Prime Minister Tony Abbott has called for drugs approved in other countries to be automatically allowed onto the Australian market, bypassing the medicines watchdog.

In an extraordinary attack on the nation’s system of medicines regulation, Mr Abbott condemned it as “a thicket of complexity, bureaucracy and corporate and institutional self-interest”.

“If a drug is needed for a valid medicinal purpose and is being administered safely, there should be no question of its legality,” the Prime Minister said. “And if a drug that is proven to be safe abroad is needed here, it should be available.”

Mr Abbott was speaking in the context of the debate over the legalisation of cannabis use for medicinal purposes, but his comments have sparked fears the Government is looking more broadly at watering down the current system of medicines regulation, including the pivotal role played by the Therapeutic Goods Administration.

Criticism of the nation’s system of medicines regulation are nothing new – the TGA and the Pharmaceutical Benefits Advisory Committee are often accused of denying patients access to treatments available overseas.

But it is rare for the Prime Minister of the day to launch such a forthright attack, and his comments appear to call current levels of oversight of the drugs market into question.

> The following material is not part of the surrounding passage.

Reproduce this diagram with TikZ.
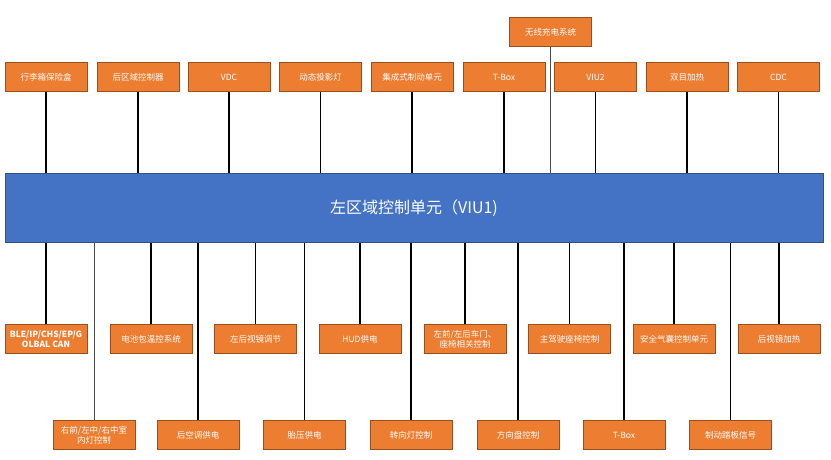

Under current arrangements, it is illegal to supply or sell products with claimed therapeutic properties unless it is listed on the Register of Therapeutic Goods administered by the TGA.

Approving a drug for listing on the register can be a lengthy process because the TGA, like counterparts overseas such as the US’s Food and Drug Administration, requires detailed information about what it contains as well as evidence from clinical trials regarding its safety and efficacy.

AMA President Associate Professor Brian Owler said it was an important process that protected the public from useless or harmful concoctions.

“The way that we regulate medicines in this country for clinical indications is through the TGA, and I think we need to keep using those mechanisms, having experts look at the evidence that exists, whether there’s a gap, conduct a clinical trial,” A/Professor Owler said.